◆ Written instruction
In the material below, the lines containing the word "document" are required; copy each of them.

◆ The data

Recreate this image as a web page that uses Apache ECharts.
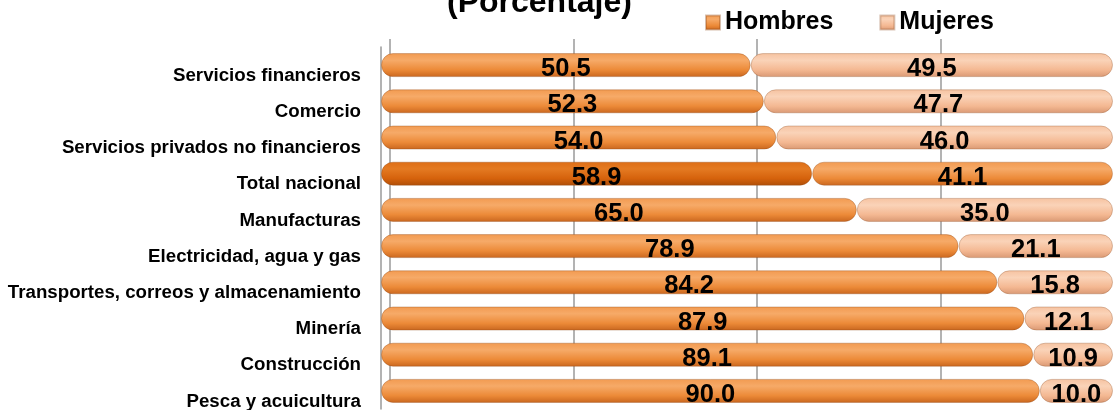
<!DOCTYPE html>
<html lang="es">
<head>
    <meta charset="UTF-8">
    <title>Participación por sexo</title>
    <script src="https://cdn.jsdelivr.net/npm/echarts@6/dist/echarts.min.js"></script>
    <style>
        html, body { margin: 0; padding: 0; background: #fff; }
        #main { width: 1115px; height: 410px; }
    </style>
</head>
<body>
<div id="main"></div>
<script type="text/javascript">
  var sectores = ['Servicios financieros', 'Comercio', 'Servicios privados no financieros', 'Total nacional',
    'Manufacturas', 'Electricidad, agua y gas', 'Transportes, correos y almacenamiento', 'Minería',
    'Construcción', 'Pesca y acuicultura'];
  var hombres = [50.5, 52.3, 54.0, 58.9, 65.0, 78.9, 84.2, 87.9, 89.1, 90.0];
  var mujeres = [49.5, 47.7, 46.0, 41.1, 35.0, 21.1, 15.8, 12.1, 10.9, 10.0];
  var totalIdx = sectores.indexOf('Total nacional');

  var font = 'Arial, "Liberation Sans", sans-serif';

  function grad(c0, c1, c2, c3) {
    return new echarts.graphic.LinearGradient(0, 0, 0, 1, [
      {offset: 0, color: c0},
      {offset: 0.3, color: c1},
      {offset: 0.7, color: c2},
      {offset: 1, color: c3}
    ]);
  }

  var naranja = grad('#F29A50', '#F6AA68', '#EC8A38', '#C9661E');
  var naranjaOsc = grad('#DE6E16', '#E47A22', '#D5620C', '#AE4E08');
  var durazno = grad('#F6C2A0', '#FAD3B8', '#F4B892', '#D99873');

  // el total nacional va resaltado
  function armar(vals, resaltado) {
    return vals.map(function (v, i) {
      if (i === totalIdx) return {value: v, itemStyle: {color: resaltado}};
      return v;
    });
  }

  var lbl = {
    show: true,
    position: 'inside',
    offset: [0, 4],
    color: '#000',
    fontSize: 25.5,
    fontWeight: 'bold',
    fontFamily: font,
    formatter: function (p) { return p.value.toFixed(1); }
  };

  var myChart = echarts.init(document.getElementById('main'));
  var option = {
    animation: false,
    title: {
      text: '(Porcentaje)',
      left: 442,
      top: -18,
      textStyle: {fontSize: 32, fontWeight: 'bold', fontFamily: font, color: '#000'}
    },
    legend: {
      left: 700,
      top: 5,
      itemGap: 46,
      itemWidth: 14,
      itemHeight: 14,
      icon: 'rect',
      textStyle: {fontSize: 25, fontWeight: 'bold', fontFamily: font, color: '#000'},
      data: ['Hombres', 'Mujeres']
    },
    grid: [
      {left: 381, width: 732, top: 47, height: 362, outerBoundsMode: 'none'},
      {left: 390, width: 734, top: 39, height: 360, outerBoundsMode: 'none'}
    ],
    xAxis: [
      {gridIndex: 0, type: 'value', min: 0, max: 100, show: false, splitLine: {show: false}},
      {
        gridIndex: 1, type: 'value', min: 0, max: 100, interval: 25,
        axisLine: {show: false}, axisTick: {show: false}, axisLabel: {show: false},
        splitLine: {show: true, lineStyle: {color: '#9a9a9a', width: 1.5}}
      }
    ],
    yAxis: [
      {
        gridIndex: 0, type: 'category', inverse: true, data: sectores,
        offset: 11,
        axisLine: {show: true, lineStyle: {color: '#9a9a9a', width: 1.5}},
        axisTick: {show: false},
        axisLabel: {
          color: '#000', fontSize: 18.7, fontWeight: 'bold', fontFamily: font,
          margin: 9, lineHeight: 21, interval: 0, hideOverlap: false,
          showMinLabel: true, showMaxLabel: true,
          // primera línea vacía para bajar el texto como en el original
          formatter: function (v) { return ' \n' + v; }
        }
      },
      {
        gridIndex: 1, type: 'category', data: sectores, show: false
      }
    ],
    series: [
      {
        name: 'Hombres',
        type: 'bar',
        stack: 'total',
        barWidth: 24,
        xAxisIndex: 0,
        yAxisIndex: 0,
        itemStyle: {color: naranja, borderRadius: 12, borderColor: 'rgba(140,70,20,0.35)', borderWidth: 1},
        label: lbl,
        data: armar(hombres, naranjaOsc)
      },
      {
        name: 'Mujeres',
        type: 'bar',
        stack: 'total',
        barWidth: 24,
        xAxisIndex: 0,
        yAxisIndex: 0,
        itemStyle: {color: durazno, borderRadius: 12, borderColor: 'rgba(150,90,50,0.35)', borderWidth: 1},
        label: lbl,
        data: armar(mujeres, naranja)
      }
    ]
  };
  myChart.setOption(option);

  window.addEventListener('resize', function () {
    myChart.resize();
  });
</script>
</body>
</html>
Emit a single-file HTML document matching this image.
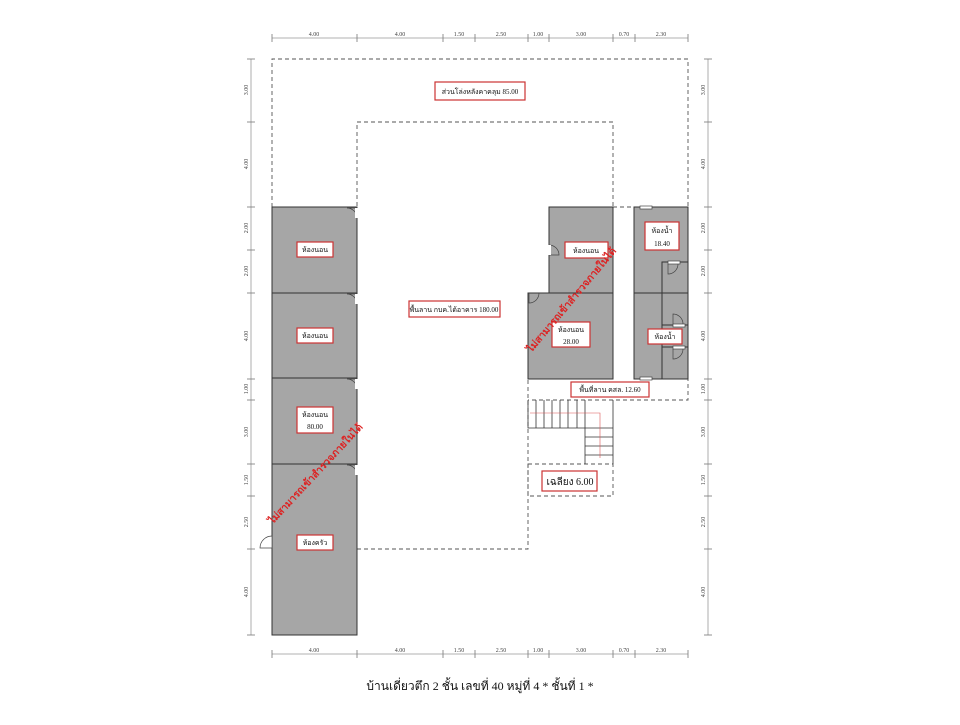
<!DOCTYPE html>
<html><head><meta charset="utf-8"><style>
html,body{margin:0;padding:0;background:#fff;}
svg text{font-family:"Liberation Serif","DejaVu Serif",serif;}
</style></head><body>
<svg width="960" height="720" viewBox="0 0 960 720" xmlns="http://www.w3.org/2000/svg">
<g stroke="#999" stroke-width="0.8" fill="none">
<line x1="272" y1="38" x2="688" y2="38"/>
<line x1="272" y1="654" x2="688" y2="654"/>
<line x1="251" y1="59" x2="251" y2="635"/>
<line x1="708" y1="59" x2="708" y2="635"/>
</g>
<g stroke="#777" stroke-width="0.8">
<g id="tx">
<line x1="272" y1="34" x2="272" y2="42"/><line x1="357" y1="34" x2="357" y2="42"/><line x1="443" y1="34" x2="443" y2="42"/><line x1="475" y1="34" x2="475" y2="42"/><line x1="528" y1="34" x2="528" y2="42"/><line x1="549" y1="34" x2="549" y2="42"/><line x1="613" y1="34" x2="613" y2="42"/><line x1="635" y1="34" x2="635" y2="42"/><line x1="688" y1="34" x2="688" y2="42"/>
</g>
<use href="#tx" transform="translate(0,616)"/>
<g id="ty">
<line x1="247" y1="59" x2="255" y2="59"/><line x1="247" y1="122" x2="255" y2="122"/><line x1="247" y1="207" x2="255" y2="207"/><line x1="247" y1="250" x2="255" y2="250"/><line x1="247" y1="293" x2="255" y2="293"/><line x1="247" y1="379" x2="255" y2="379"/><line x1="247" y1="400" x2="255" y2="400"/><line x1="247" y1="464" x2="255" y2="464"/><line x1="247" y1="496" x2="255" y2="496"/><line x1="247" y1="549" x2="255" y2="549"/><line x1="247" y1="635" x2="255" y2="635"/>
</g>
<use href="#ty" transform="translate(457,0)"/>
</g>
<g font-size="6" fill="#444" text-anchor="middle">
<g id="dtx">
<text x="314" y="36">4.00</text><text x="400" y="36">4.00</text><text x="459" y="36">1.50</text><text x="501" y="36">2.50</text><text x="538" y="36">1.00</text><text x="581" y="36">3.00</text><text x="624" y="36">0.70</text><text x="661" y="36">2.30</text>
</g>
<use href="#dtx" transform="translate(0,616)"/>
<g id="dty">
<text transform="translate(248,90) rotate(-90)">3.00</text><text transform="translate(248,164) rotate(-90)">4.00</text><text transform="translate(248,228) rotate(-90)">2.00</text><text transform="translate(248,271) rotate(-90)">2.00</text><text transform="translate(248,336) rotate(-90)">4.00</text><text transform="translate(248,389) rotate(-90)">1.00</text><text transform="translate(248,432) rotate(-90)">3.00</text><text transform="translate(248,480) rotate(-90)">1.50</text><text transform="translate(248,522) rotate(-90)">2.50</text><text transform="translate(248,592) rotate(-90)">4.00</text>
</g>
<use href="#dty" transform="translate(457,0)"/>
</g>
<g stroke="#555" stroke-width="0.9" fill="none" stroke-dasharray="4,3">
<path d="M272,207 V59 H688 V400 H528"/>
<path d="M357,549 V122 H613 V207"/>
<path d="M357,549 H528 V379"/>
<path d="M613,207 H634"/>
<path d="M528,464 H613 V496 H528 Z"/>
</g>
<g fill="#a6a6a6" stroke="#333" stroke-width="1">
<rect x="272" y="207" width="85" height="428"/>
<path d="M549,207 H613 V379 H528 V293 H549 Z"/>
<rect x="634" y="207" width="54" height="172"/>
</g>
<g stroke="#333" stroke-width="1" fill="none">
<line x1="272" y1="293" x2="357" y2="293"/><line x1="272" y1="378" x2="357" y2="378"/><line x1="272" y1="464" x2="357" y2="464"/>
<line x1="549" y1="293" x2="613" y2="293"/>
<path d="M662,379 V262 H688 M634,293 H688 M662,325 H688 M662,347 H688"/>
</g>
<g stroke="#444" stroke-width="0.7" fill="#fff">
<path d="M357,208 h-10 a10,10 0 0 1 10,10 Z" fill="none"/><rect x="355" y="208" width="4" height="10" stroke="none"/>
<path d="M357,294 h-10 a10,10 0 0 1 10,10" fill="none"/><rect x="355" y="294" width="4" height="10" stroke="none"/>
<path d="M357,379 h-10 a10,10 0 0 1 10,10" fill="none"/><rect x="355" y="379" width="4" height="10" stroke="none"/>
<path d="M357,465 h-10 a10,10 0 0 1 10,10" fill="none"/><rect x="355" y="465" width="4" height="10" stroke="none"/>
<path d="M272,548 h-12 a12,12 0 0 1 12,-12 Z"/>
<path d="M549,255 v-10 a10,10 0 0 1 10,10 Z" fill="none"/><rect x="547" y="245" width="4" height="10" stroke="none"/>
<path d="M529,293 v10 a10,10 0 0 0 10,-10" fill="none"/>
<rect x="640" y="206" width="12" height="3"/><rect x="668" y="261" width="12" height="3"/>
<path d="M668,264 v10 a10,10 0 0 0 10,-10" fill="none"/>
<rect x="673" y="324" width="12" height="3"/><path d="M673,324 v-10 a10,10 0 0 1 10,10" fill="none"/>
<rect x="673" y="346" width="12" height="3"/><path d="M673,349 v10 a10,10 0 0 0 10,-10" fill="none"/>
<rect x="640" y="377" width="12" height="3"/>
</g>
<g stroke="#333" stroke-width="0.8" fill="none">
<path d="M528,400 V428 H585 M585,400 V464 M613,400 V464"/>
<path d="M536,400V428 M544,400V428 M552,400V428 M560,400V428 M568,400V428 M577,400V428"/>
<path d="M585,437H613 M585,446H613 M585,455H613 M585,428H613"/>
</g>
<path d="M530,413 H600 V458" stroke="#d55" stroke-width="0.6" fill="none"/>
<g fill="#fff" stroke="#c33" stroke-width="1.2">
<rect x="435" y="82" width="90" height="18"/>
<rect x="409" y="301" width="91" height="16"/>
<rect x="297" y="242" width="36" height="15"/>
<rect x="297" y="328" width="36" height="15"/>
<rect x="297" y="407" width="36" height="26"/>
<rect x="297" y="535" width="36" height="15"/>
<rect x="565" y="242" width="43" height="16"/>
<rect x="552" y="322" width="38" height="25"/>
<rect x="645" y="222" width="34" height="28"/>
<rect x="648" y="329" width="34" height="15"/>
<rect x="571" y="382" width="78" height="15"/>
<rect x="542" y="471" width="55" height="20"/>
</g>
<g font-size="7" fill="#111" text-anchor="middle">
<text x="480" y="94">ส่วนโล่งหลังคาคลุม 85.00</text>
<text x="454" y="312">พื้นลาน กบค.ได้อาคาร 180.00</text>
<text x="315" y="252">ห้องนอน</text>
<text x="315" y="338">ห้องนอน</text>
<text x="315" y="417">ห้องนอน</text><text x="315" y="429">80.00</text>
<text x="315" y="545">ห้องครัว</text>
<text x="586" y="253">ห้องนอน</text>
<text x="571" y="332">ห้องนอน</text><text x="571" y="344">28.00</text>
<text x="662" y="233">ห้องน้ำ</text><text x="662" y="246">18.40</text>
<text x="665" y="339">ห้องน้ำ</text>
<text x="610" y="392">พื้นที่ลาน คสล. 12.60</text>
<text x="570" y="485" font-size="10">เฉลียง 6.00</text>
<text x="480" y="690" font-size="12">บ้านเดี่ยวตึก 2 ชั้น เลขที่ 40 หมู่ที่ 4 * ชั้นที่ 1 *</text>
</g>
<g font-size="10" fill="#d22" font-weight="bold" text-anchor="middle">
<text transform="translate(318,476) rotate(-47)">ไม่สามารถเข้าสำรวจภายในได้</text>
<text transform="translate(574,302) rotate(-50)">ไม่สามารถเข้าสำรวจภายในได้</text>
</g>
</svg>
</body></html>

◆ Written solution
  var myChart = echarts.init(document.getElementById('main'));
Emit a single-file HTML document matching this image.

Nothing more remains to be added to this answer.